Your impact strategy and how it helps measure what matters.
Social impact measurement is the process of understanding how much social change occurred and can be attributed to an organisation’s activities.
It is not data collection for data collection’s sake. Every number is a person, every case study represents someone’s life. The integrity of this process is strengthened by an impact statement and a clear impact-driven, stakeholder focused strategy.
You will define your Impact Strategy using Theory of Change
1. Start with a mission-focused theory of change.
Theory of change is the foundation to demonstrate the evidence of the change - create the impact statement describing the problem you are trying to solve.
Outline a program logic model that shows a clear connection between your intervention and your desired outcome.

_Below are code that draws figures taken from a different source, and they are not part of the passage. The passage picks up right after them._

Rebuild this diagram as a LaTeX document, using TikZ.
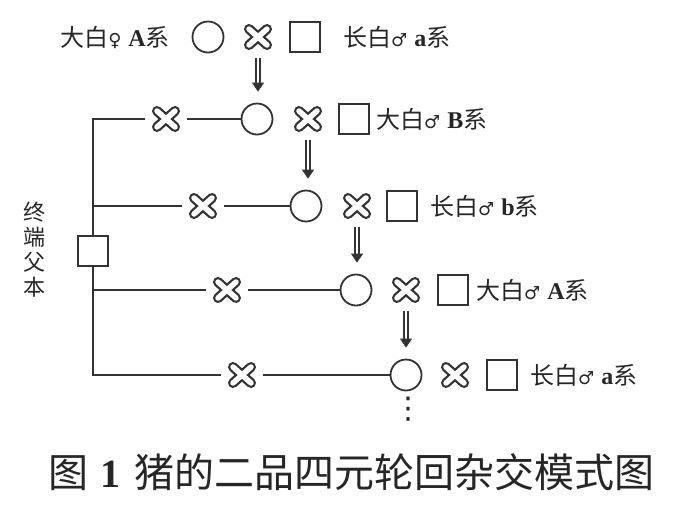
\documentclass[tikz,border=0pt]{standalone}
\usepackage{fontspec}
\setmainfont{Liberation Serif}
\newfontfamily\cjk{Noto Sans CJK SC}
\newfontfamily\symb{DejaVu Sans}
\usepackage{tikz}
\usetikzlibrary{arrows.meta}

% strain label: breed, sex sign, line letter
\newcommand{\strain}[3]{{\cjk #1}{\symb\fontsize{18}{18}\selectfont #2}\hspace{7pt}{\bfseries #3}{\cjk 系}}

\begin{document}
\begin{tikzpicture}[x=1pt, y=-1pt,
	color=black!80,
	lab/.style={inner sep=0pt, text=black!85, font=\fontsize{24}{24}\selectfont},
	female/.style={circle, draw, line width=1.8pt, minimum size=31pt, inner sep=0pt},
	male/.style={rectangle, draw, line width=2pt, minimum size=30pt, inner sep=0pt},
	mating/.style={minimum size=42pt, inner sep=0pt,
		path picture={
			\draw[line width=10pt, line cap=round]
				([shift={(-9pt,-8pt)}]path picture bounding box.center) -- ([shift={(9pt,8pt)}]path picture bounding box.center)
				([shift={(-9pt,8pt)}]path picture bounding box.center) -- ([shift={(9pt,-8pt)}]path picture bounding box.center);
			\draw[line width=5.5pt, line cap=round, white]
				([shift={(-9pt,-8pt)}]path picture bounding box.center) -- ([shift={(9pt,8pt)}]path picture bounding box.center)
				([shift={(-9pt,8pt)}]path picture bounding box.center) -- ([shift={(9pt,-8pt)}]path picture bounding box.center);
		}},
	link/.style={line width=2pt},
	breed/.style={double, line width=1.5pt, double distance=2.2pt,
		-{Triangle[length=9pt, width=12pt]}, shorten >=11pt}]

	\useasboundingbox (0,0) rectangle (687,531);

	% first cross
	\node[lab, anchor=east] (damA) at (170,37) {\strain{大白}{♀}{A}};
	\node[female] (c0) at (208,37) {};
	\node[mating] (x0) at (258,37) {};
	\node[male] (s0) at (305,37) {};
	\node[lab, anchor=west] (sire0) at (343,37) {\strain{长白}{♂}{a}};

	% rotation rows
	\node[mating] (xl1) at (166,119) {};
	\node[female] (c1) at (257,119) {};
	\node[mating] (x1) at (308,119) {};
	\node[male] (s1) at (354,119) {};
	\node[lab, anchor=west] (sire1) at (376,119) {\strain{大白}{♂}{B}};

	\node[mating] (xl2) at (203,206) {};
	\node[female] (c2) at (306,206) {};
	\node[mating] (x2) at (357,206) {};
	\node[male] (s2) at (402,206) {};
	\node[lab, anchor=west] (sire2) at (430,206) {\strain{长白}{♂}{b}};

	\node[mating] (xl3) at (227,290) {};
	\node[female] (c3) at (356,290) {};
	\node[mating] (x3) at (406,290) {};
	\node[male] (s3) at (453,290) {};
	\node[lab, anchor=west] (sire3) at (476,290) {\strain{大白}{♂}{A}};

	\node[mating] (xl4) at (242,375) {};
	\node[female] (c4) at (406,375) {};
	\node[mating] (x4) at (455,375) {};
	\node[male] (s4) at (502,375) {};
	\node[lab, anchor=west] (sire4) at (530,375) {\strain{长白}{♂}{a}};
	\node[lab, font=\symb\fontsize{30}{30}\selectfont] (more) at (408,409) {⋮};

	% terminal sire
	\node[male] (term) at (93,251) {};
	\node[lab, align=center, font=\cjk\fontsize{22}{25}\selectfont] (termlab) at (34,250) {终\\端\\父\\本};

	\draw[link] (term.north) |- (xl1);
	\draw[link] (term.north) |- (xl2);
	\draw[link] (term.south) |- (xl3);
	\draw[link] (term.south) |- (xl4);
	\draw[link] (xl1) -- (c1);
	\draw[link] (xl2) -- (c2);
	\draw[link] (xl3) -- (c3);
	\draw[link] (xl4) -- (c4);

	\draw[breed] (x0) -- (x0 |- c1.north);
	\draw[breed] (x1) -- (x1 |- c2.north);
	\draw[breed] (x2) -- (x2 |- c3.north);
	\draw[breed] (x3) -- (x3 |- c4.north);

	\node[lab, font=\fontsize{40}{40}\selectfont] (title) at (351,472) {{\cjk 图}\hspace{12pt}{\bfseries 1}\hspace{14pt}{\cjk 猪的二品四元轮回杂交模式图}};
\end{tikzpicture}
\end{document}
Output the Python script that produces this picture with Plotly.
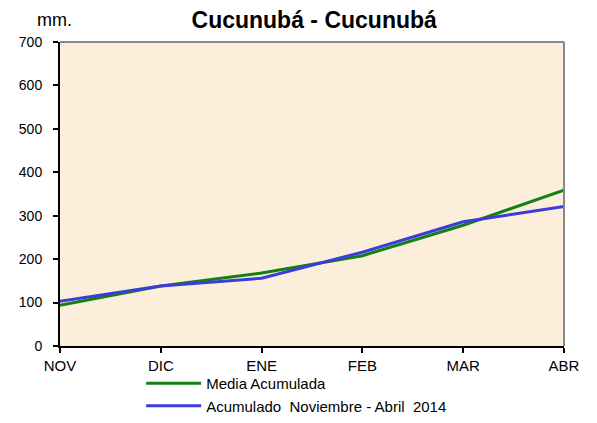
import plotly.graph_objects as go

meses = ["NOV", "DIC", "ENE", "FEB", "MAR", "ABR"]
media_acum = [94, 138, 168, 208, 278, 359]
acum_2014 = [103, 138, 156, 216, 286, 321]

fig = go.Figure()
fig.add_trace(go.Scatter(x=meses, y=media_acum, mode="lines", name="Media Acumulada",
                         line=dict(color="#128012", width=3)))
fig.add_trace(go.Scatter(x=meses, y=acum_2014, mode="lines",
                         name="Acumulado  Noviembre - Abril  2014",
                         line=dict(color="#3C3CDA", width=3)))

# la pagina tiene 8px de margen en el body
fig.update_layout(
    width=581, height=407,
    margin=dict(l=52, r=25, t=34, b=69, autoexpand=False),
    paper_bgcolor="white", plot_bgcolor="#FBEEDA",
    font=dict(family="Liberation Sans, Arial", size=14, color="black"),
    title=dict(text="<b>Cucunubá - Cucunubá</b>", x=0.527, xanchor="center",
               y=0.97, yanchor="middle", font=dict(size=23)),
    showlegend=True,
    legend=dict(x=0.161, xanchor="left", yref="container", y=0.118, yanchor="top",
                bgcolor="rgba(0,0,0,0)", itemwidth=55,
                tracegroupgap=0, font=dict(size=15)),
    annotations=[dict(text="mm.", xref="paper", yref="paper", x=-0.01, y=1.072,
                      xanchor="center", yanchor="middle", showarrow=False,
                      font=dict(size=18))],
)
fig.update_xaxes(range=[0, 5], showgrid=False, showline=True, linecolor="black",
                 linewidth=2, ticks="outside", ticklen=5, tickwidth=2,
                 tickcolor="black", zeroline=False, automargin=False,
                 tickfont=dict(size=15))
fig.update_yaxes(range=[0, 700], dtick=100, showgrid=False, showline=True,
                 linecolor="black", linewidth=2, ticks="outside", ticklen=5,
                 tickwidth=2, tickcolor="black", zeroline=False, automargin=False,
                 ticklabelstandoff=8, tickfont=dict(size=14))
# borde gris superior y derecho
fig.add_shape(type="line", xref="paper", yref="paper", x0=0, x1=1, y0=1, y1=1,
              line=dict(color="#888888", width=2))
fig.add_shape(type="line", xref="paper", yref="paper", x0=1, x1=1, y0=0, y1=1,
              line=dict(color="#888888", width=2))

fig.write_html("out.html")
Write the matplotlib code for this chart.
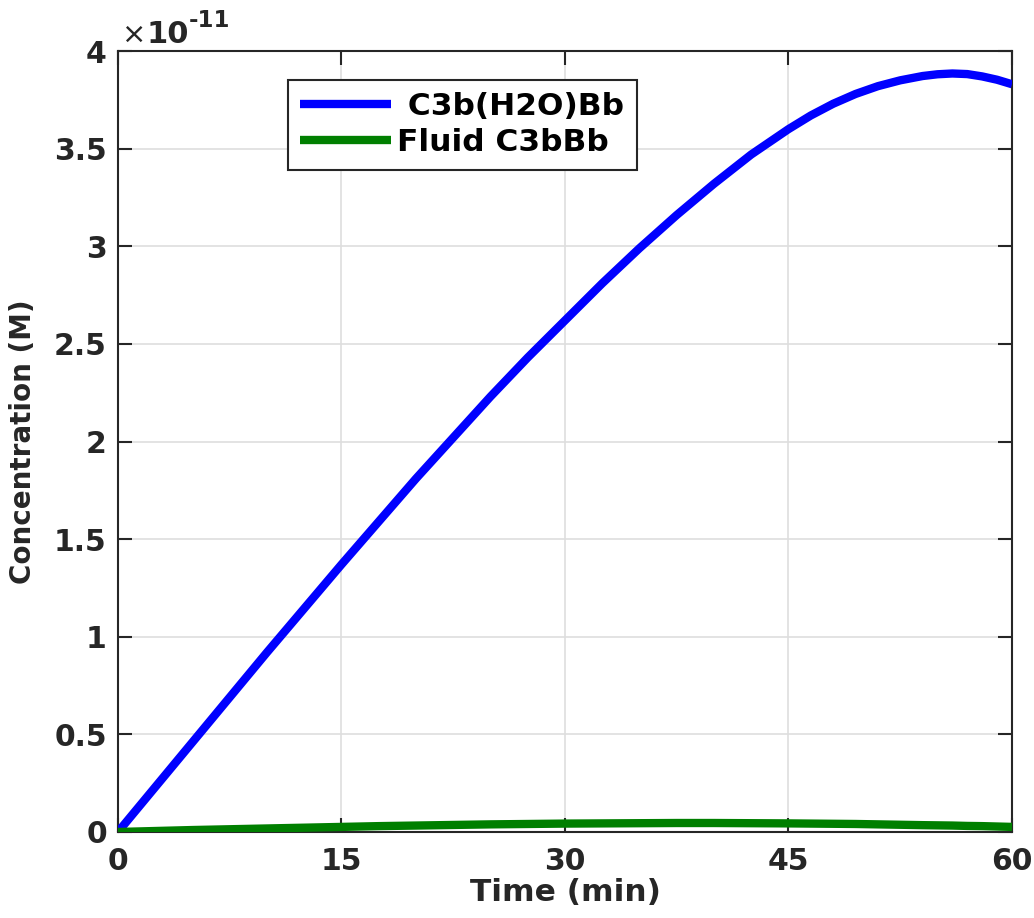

2. Design the impact metrics – demonstrated the effective change you desire + demonstrate to funders. We need to move away with the preoccupation with metrics that demonstrate how busy staff members are (the number of activities conducted, the number of people reached, and so on), and explore more relevant metrics that indicate whether programs are actually improving people’s lives.
Do not start from scratch
Use existing standards - UN’s Sustainable Development Goals are becoming the most used common language around defining areas of intended impact
or custom/bespoke standards – eg. If you are measuring ‘Quality employment’ – what are the standards to define ‘quality job’
Think of who the audience is – internal quality improvement, funders (government, impact investors)
Measure outcomes not just outputs
Collect impact metrics that you can collect successfully (ie. staff, systems etc)
3. Use quantitative & qualitative metrics that are measurable and definitive - look at how they interact.
4. Create a data dictionary, with clear definitions for each indicator, to ensure its context is understood
5. Aligning with the UN’s Sustainable Development Goals – funders and investors are increasingly aligning with these goals
6. Align your data sources – with your metrics.
To achieve this and to take a system view, we first must define ourselves – our organisations, our missions, our strategies, our activities – in terms of social outcomes. We then need to establish shared principles of measurement and to be courageous in our reporting and evaluating of where we are succeeding and where we are not. And act as a result.